| Prompt |
Pick every line with "that" from the material below.

(Stored data entries)
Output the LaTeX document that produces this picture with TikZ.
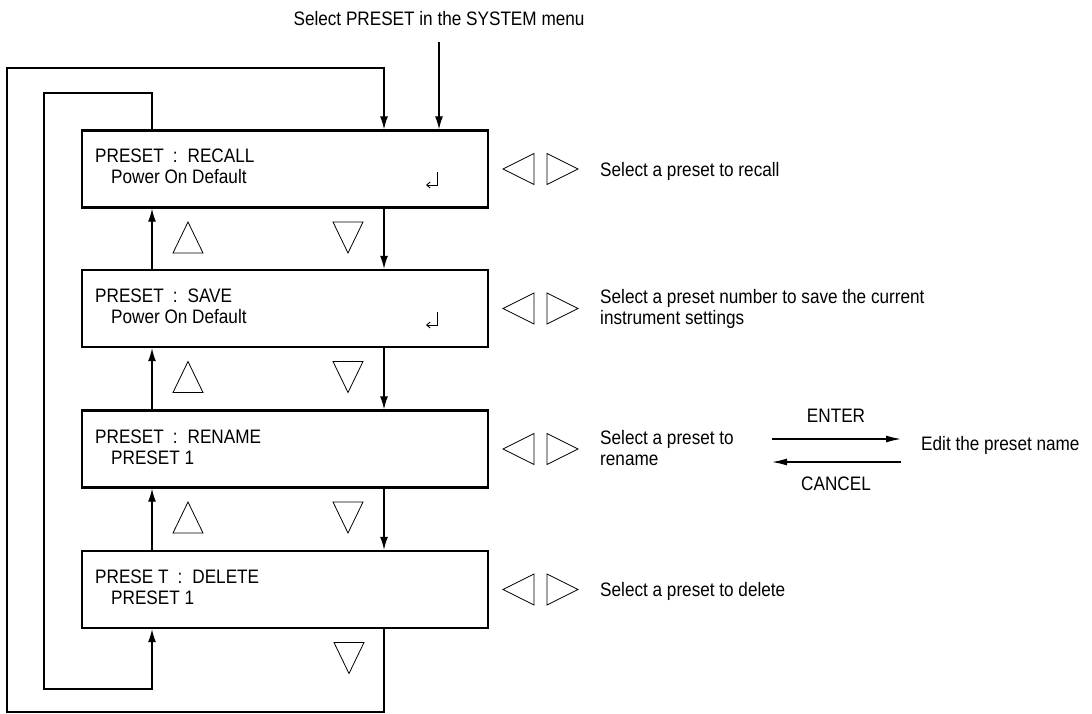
\documentclass[tikz,border=0pt]{standalone}
\usepackage{fontspec}
\setmainfont{Liberation Sans}[FakeStretch=0.88]
\usetikzlibrary{arrows.meta}
\newcommand\myfs{\fontsize{19.5}{21}\selectfont}
\begin{document}
\begin{tikzpicture}[x=1pt,y=-1pt,
  box/.style={draw, line width=2.4pt, minimum width=406pt, minimum height=77pt, inner sep=0pt},
  conn/.style={line width=1.3pt},
  arr/.style={conn, -{Latex[length=13pt,width=8pt]}},
  harr/.style={conn, -{Latex[length=15pt,width=7pt]}},
  tri/.style={line width=0.8pt, line join=miter},
  txt/.style={inner sep=0pt, anchor=base west, font=\myfs},
  ctxt/.style={inner sep=0pt, anchor=base, font=\myfs},
  uptri/.pic={\draw[tri] (-15,15.5) -- (15,15.5) -- (0,-15.5) -- cycle;},
  dntri/.pic={\draw[tri] (-15,-15.5) -- (15,-15.5) -- (0,15.5) -- cycle;},
  lftri/.pic={\draw[tri] (15.5,-15.5) -- (15.5,15.5) -- (-15.5,0) -- cycle;},
  rttri/.pic={\draw[tri] (-15.5,-15.5) -- (-15.5,15.5) -- (15.5,0) -- cycle;},
  retsym/.pic={\draw[line width=0.9pt, -{Straight Barb[length=3.5pt,width=6pt]}] (0,0) -- (0,13) -- (-11,13);},
]
\useasboundingbox (0,0) rectangle (1092,713);

% title
\node[ctxt] (title) at (439,25) {Select PRESET in the SYSTEM menu};
\coordinate (tin) at (439,42);

% boxes
\node[box] (b1) at (285,169) {};
\node[box] (b2) at (285,308.5) {};
\node[box] (b3) at (285,449) {};
\node[box] (b4) at (285,589.5) {};

% box texts
\node[txt] (t1a) at (95,162) {PRESET\hspace{9pt}:\hspace{10pt}RECALL};
\node[txt] (t1b) at (111,183) {Power On Default};
\node[txt] (t2a) at (95,302) {PRESET\hspace{9pt}:\hspace{10pt}SAVE};
\node[txt] (t2b) at (111,323) {Power On Default};
\node[txt] (t3a) at (95,443) {PRESET\hspace{9pt}:\hspace{10pt}RENAME};
\node[txt] (t3b) at (111,464) {PRESET 1};
\node[txt] (t4a) at (95,583) {PRESE T\hspace{9pt}:\hspace{10pt}DELETE};
\node[txt] (t4b) at (111,604) {PRESET 1};

\pic at (437,172) {retsym};
\pic at (437,312) {retsym};

% column coordinates
\coordinate (up) at (152,0);
\coordinate (dn) at (384,0);

% between-box connectors
\draw[arr] (b1.south -| dn) -- (b2.north -| dn);
\draw[arr] (b2.south -| dn) -- (b3.north -| dn);
\draw[arr] (b3.south -| dn) -- (b4.north -| dn);
\draw[arr] (b2.north -| up) -- (b1.south -| up);
\draw[arr] (b3.north -| up) -- (b2.south -| up);
\draw[arr] (b4.north -| up) -- (b3.south -| up);

% entry arrow
\draw[arr] (tin) -- (b1.north -| tin);

% outer loop
\coordinate (o1) at (384,712);
\coordinate (o2) at (7,712);
\coordinate (o3) at (7,68);
\coordinate (o4) at (384,68);
\draw[arr] (b4.south -| dn) -- (o1) -- (o2) -- (o3) -- (o4) -- (b1.north -| dn);

% inner loop
\coordinate (i1) at (152,93);
\coordinate (i2) at (44,93);
\coordinate (i3) at (44,689);
\coordinate (i4) at (152,689);
\draw[arr] (b1.north -| up) -- (i1) -- (i2) -- (i3) -- (i4) -- (b4.south -| up);

% up/down triangles
\pic at (188,237.5) {uptri};
\pic at (188,377) {uptri};
\pic at (188,517.5) {uptri};
\pic at (348,237.5) {dntri};
\pic at (348,377) {dntri};
\pic at (348,517.5) {dntri};
\pic at (349,658) {dntri};

% left/right triangles
\foreach \yy in {169,308.5,449,589.5}{
  \pic at (518.5,\yy) {lftri};
  \pic at (562.5,\yy) {rttri};
}

% right texts
\node[txt] (r1) at (600,176) {Select a preset to recall};
\node[txt] (r2) at (600,303) {\begin{tabular}[t]{@{}l@{}}Select a preset number to save the current\\instrument settings\end{tabular}};
\node[txt] (r3) at (600,444) {\begin{tabular}[t]{@{}l@{}}Select a preset to\\rename\end{tabular}};
\node[txt] (r4) at (600,596) {Select a preset to delete};

\node[txt] (edit) at (921,450) {Edit the preset name};
\node[ctxt] (enter) at (836,422) {ENTER};
\node[ctxt] (cancel) at (836,490) {CANCEL};
\coordinate (ea) at (772,439);
\coordinate (ca) at (772,462);
\draw[harr, shorten >=20pt] (ea) -- (ea -| edit.west);
\draw[harr, shorten <=20pt] (ca -| edit.west) -- (ca);
\end{tikzpicture}
\end{document}
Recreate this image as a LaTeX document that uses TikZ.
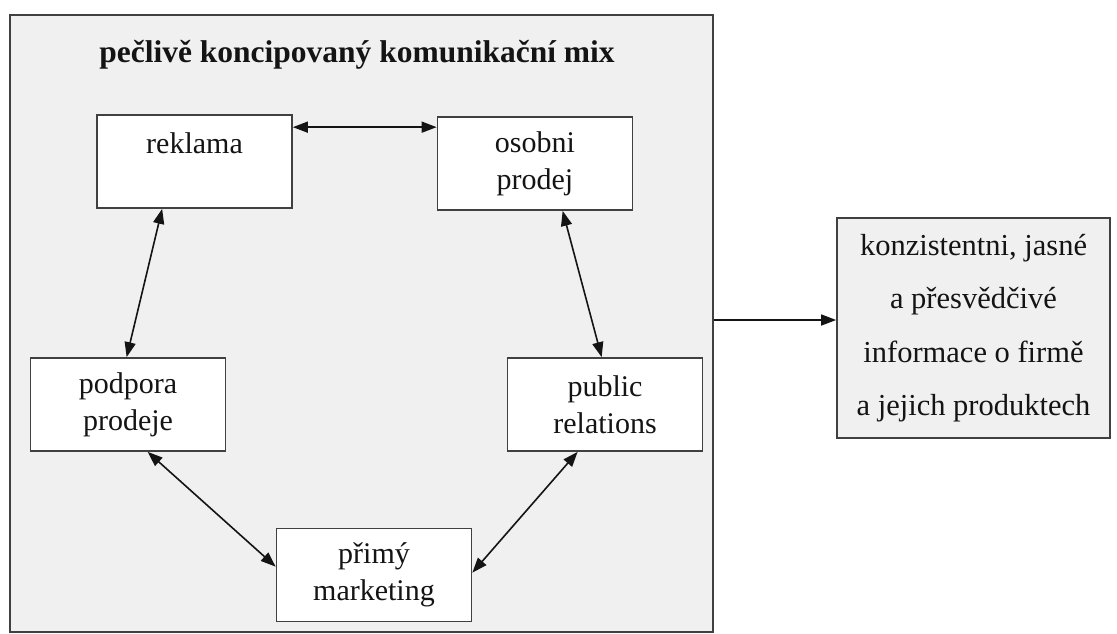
\documentclass[tikz,border=0pt]{standalone}
\usepackage{fontspec}
\setmainfont{Liberation Serif}
\usetikzlibrary{arrows.meta,calc}
\definecolor{panel}{HTML}{F0F0F0}
\definecolor{edge}{HTML}{404040}
\definecolor{ink}{HTML}{141414}
\tikzset{
  frame/.style={draw=edge,line width=1.7pt,fill=panel,minimum width=703pt,minimum height=617pt,inner sep=0pt},
  item/.style={draw=edge,line width=1.7pt,fill=white,minimum width=195pt,minimum height=93pt,inner sep=0pt,align=center,text=ink,
    font=\fontsize{30}{37}\selectfont},
  result/.style={draw=edge,line width=1.7pt,fill=panel,minimum width=273pt,minimum height=220pt,inner sep=0pt,align=center,text=ink,
    font=\fontsize{30.5}{53.5}\selectfont},
  title/.style={text=ink,font=\fontsize{31.5}{36}\selectfont\bfseries},
  link/.style={line width=1.6pt,draw=ink,{Triangle[length=15pt,width=11pt]}-{Triangle[length=15pt,width=11pt]}},
  flow/.style={line width=1.6pt,draw=ink,-{Triangle[length=15pt,width=11pt]}}
}
\begin{document}
\begin{tikzpicture}[x=1pt,y=-1pt]
\useasboundingbox (0,0) rectangle (1117,633);
\node[frame] (mix) at (361.5,323.5) {};
\node[title] (head) at (357,55) {pečlivě koncipovaný komunikační mix};
\node[item] (rek) at (194.5,161.5) {reklama\\\mbox{}};
\node[item] (oso) at (535,163.5) {osobni\\prodej};
\node[item] (pod) at (128,404.5) {podpora\\prodeje};
\node[item] (pub) at (605,404.5) {public\\relations};
\node[item] (pri) at (374,575) {přimý\\marketing};
\node[result] (res) at (973.5,328) {konzistentni, jasné\\a přesvědčivé\\informace o firmě\\a jejich produktech};
% connectors
\draw[link] ([yshift=-13pt]rek.north east) -- ([yshift=-13pt]rek.north east -| oso.west);
\draw[link] ([xshift=66pt]rek.south west) -- ([xshift=97pt]pod.north west);
\draw[link] ([xshift=126pt]oso.south west) -- ([xshift=95pt]pub.north west);
\draw[link] ([xshift=118pt]pod.south west) -- ([yshift=-39pt]pri.north west);
\draw[link] ([xshift=71pt]pub.south west) -- ([yshift=-45pt]pri.north east);
\coordinate (out) at ([yshift=8pt]res.west);
\draw[flow] (mix.east |- out) -- (out);
\end{tikzpicture}
\end{document}
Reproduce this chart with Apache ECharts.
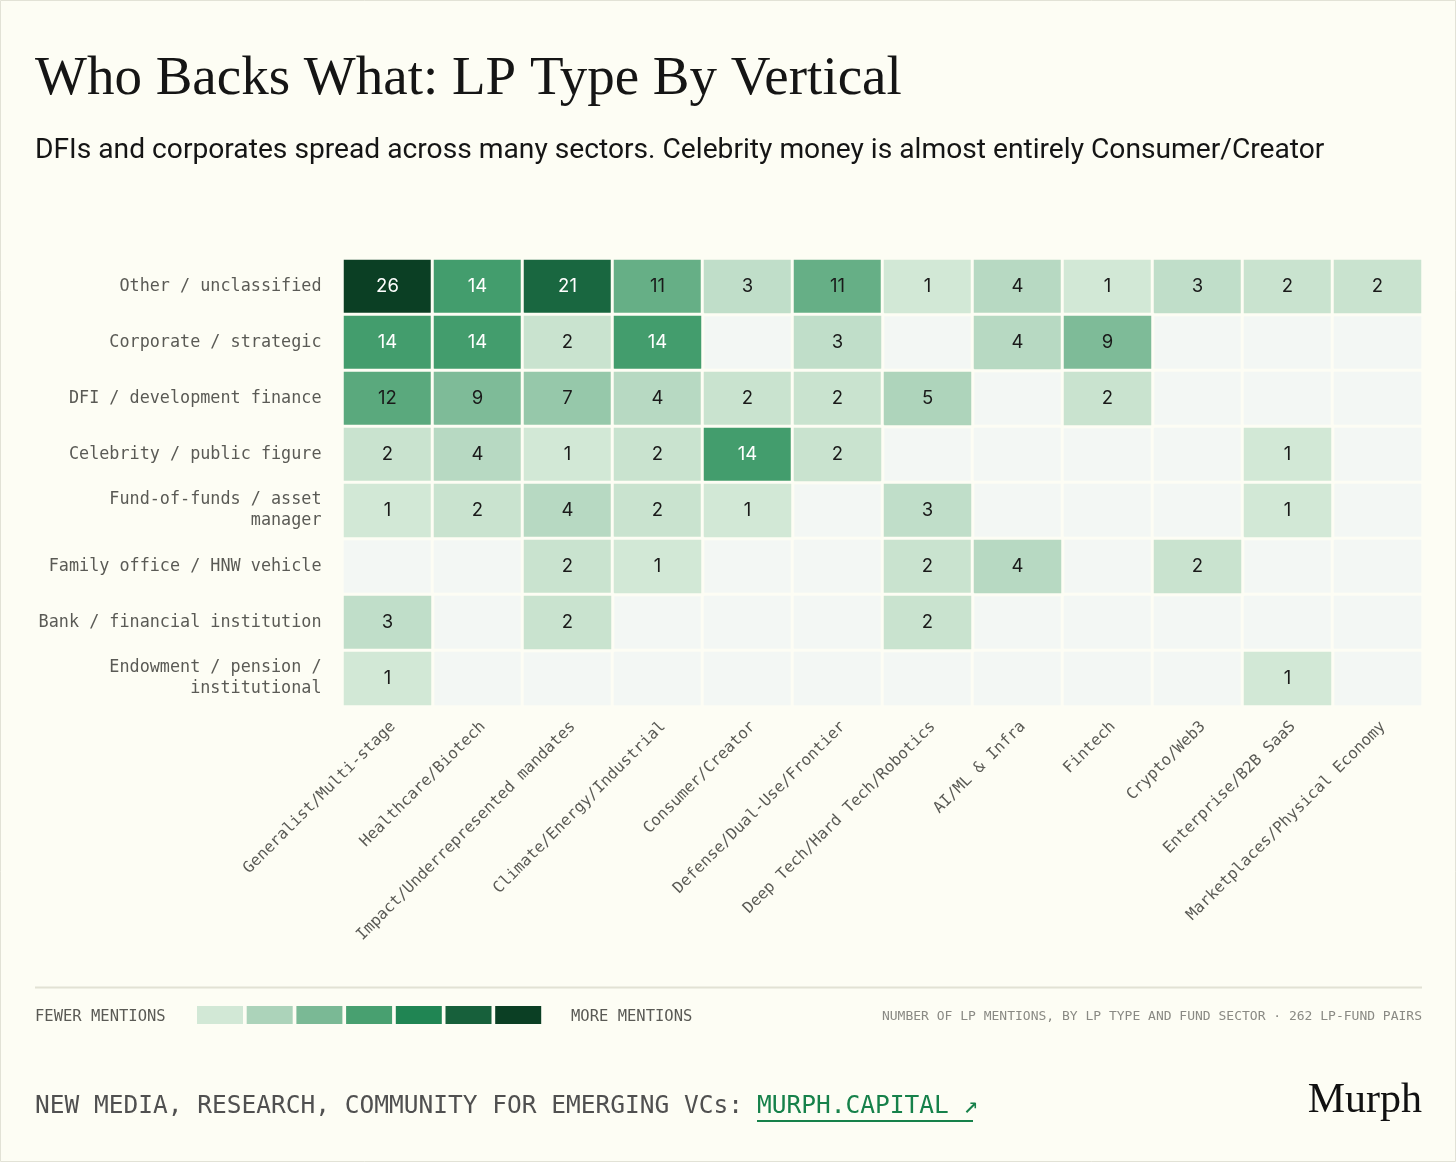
<!DOCTYPE html>
<html>
<head>
<meta charset="utf-8">
<script src="https://cdn.jsdelivr.net/npm/echarts@6/dist/echarts.min.js"></script>
<style>
  html, body { margin: 0; padding: 0; background: #fdfdf4; }
  #chart { width: 1456px; height: 1162px; }
</style>
</head>
<body>
<div id="chart"></div>
<script>
const sectors = [
  'Generalist/Multi-stage', 'Healthcare/Biotech', 'Impact/Underrepresented mandates',
  'Climate/Energy/Industrial', 'Consumer/Creator', 'Defense/Dual-Use/Frontier',
  'Deep Tech/Hard Tech/Robotics', 'AI/ML & Infra', 'Fintech', 'Crypto/Web3',
  'Enterprise/B2B SaaS', 'Marketplaces/Physical Economy'
];
const lpTypes = [
  'Other / unclassified', 'Corporate / strategic', 'DFI / development finance',
  'Celebrity / public figure', 'Fund-of-funds / asset\nmanager', 'Family office / HNW vehicle',
  'Bank / financial institution', 'Endowment / pension /\ninstitutional'
];
const otherUnclassified   = [26, 14, 21, 11, 3, 11, 1, 4, 1, 3, 2, 2];
const corporateStrategic  = [14, 14, 2, 14, 0, 3, 0, 4, 9, 0, 0, 0];
const dfiDevelopment      = [12, 9, 7, 4, 2, 2, 5, 0, 2, 0, 0, 0];
const celebrityPublic     = [2, 4, 1, 2, 14, 2, 0, 0, 0, 0, 1, 0];
const fundOfFunds         = [1, 2, 4, 2, 1, 0, 3, 0, 0, 0, 1, 0];
const familyOffice        = [0, 0, 2, 1, 0, 0, 2, 4, 0, 2, 0, 0];
const bankFinancial       = [3, 0, 2, 0, 0, 0, 2, 0, 0, 0, 0, 0];
const endowmentPension    = [1, 0, 0, 0, 0, 0, 0, 0, 0, 0, 1, 0];
const matrix = [otherUnclassified, corporateStrategic, dfiDevelopment, celebrityPublic,
                fundOfFunds, familyOffice, bankFinancial, endowmentPension];
const legendSteps = [1, 5, 9, 13, 17, 21, 26];

const scaleColors = ['#d2e8d6', '#acd3ba', '#7ab995', '#48a070', '#208553', '#17603b', '#0b3f24'];
const BG = '#fdfdf4';
const EMPTY = '#f3f7f4';
const MONO = '"DejaVu Sans Mono", "Liberation Mono", monospace';

const data = [];
const emptyCells = [];
matrix.forEach((row, r) => {
  row.forEach((v, c) => {
    if (v > 0) {
      data.push({ value: [c, r, v], label: { color: v >= 14 ? '#ffffff' : '#1a1a1a' } });
    } else {
      emptyCells.push([c, r, 0]);
    }
  });
});

const chart = echarts.init(document.getElementById('chart'), null, { renderer: 'canvas' });

const legendRects = legendSteps.map((v, i) => ({
  type: 'rect',
  shape: { x: 197 + i * 49.7, y: 1006, width: 46, height: 18 },
  style: { fill: scaleColors[i] }
}));

chart.setOption({
  backgroundColor: BG,
  animation: false,
  grid: { left: 342.5, top: 258.5, width: 1080, height: 448 },
  xAxis: {
    type: 'category',
    data: sectors,
    position: 'bottom',
    axisLine: { show: false },
    axisTick: { show: false },
    splitLine: { show: false },
    axisLabel: {
      rotate: 45, interval: 0, margin: 12, verticalAlign: 'top',
      fontFamily: MONO, fontSize: 15.7, color: '#5a5a55'
    }
  },
  yAxis: {
    type: 'category',
    data: lpTypes,
    inverse: true,
    axisLine: { show: false },
    axisTick: { show: false },
    splitLine: { show: false },
    axisLabel: {
      margin: 21, fontFamily: MONO, fontSize: 16.8, color: '#5a5a55',
      lineHeight: 21, align: 'right'
    }
  },
  visualMap: {
    show: false,
    type: 'continuous',
    min: 1, max: 26,
    dimension: 2,
    seriesIndex: 1,
    inRange: { color: scaleColors }
  },
  series: [{
    type: 'heatmap',
    data: emptyCells,
    itemStyle: { color: EMPTY, borderColor: BG, borderWidth: 3 },
    label: { show: false },
    emphasis: { disabled: true }
  }, {
    type: 'heatmap',
    data: data,
    itemStyle: { borderColor: BG, borderWidth: 3 },
    label: {
      show: true,
      fontFamily: 'Inter, "Noto Sans", sans-serif',
      fontSize: 18.5,
      formatter: p => String(p.value[2])
    },
    emphasis: { disabled: true }
  }],
  graphic: [
    { type: 'rect', shape: { x: 0.5, y: 0.5, width: 1455, height: 1161 },
      style: { fill: 'none', stroke: '#e2e2d6', lineWidth: 1 } },
    { type: 'text', left: 35, top: 52,
      style: { text: 'Who Backs What: LP Type By Vertical', fontFamily: '"Liberation Serif", "DejaVu Serif", serif',
               fontSize: 55, fill: '#151515' } },
    { type: 'text', left: 35, top: 137,
      style: { text: 'DFIs and corporates spread across many sectors. Celebrity money is almost entirely Consumer/Creator',
               fontFamily: 'Roboto, sans-serif', fontSize: 28.2, fill: '#151515' } },
    { type: 'line', shape: { x1: 35, y1: 987.5, x2: 1422, y2: 987.5 },
      style: { stroke: '#e2e2d4', lineWidth: 2 } },
    { type: 'text', left: 35, top: 1009,
      style: { text: 'FEWER MENTIONS', fontFamily: MONO, fontSize: 15.5, fill: '#5a5a55' } },
    ...legendRects,
    { type: 'text', left: 571, top: 1009,
      style: { text: 'MORE MENTIONS', fontFamily: MONO, fontSize: 15.5, fill: '#5a5a55' } },
    { type: 'text', right: 34, top: 1010,
      style: { text: 'NUMBER OF LP MENTIONS, BY LP TYPE AND FUND SECTOR · 262 LP-FUND PAIRS',
               fontFamily: MONO, fontSize: 13, fill: '#8a8a84' } },
    { type: 'text', left: 35, top: 1094,
      style: { text: 'NEW MEDIA, RESEARCH, COMMUNITY FOR EMERGING VCs: ', fontFamily: MONO,
               fontSize: 24.5, fill: '#505050' } },
    { type: 'text', left: 757, top: 1094,
      style: { text: 'MURPH.CAPITAL ↗', fontFamily: MONO, fontSize: 24.5, fill: '#16814a' } },
    { type: 'rect', shape: { x: 757, y: 1120, width: 216, height: 2 },
      style: { fill: '#16814a' } },
    { type: 'text', right: 34, top: 1080,
      style: { text: 'Murph', fontFamily: '"Liberation Serif", "DejaVu Serif", serif',
               fontSize: 42, fill: '#111111' } }
  ]
});
</script>
</body>
</html>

| The answer |
Output the LaTeX document that produces this picture with TikZ.
Recreate this image as a LaTeX document that uses TikZ.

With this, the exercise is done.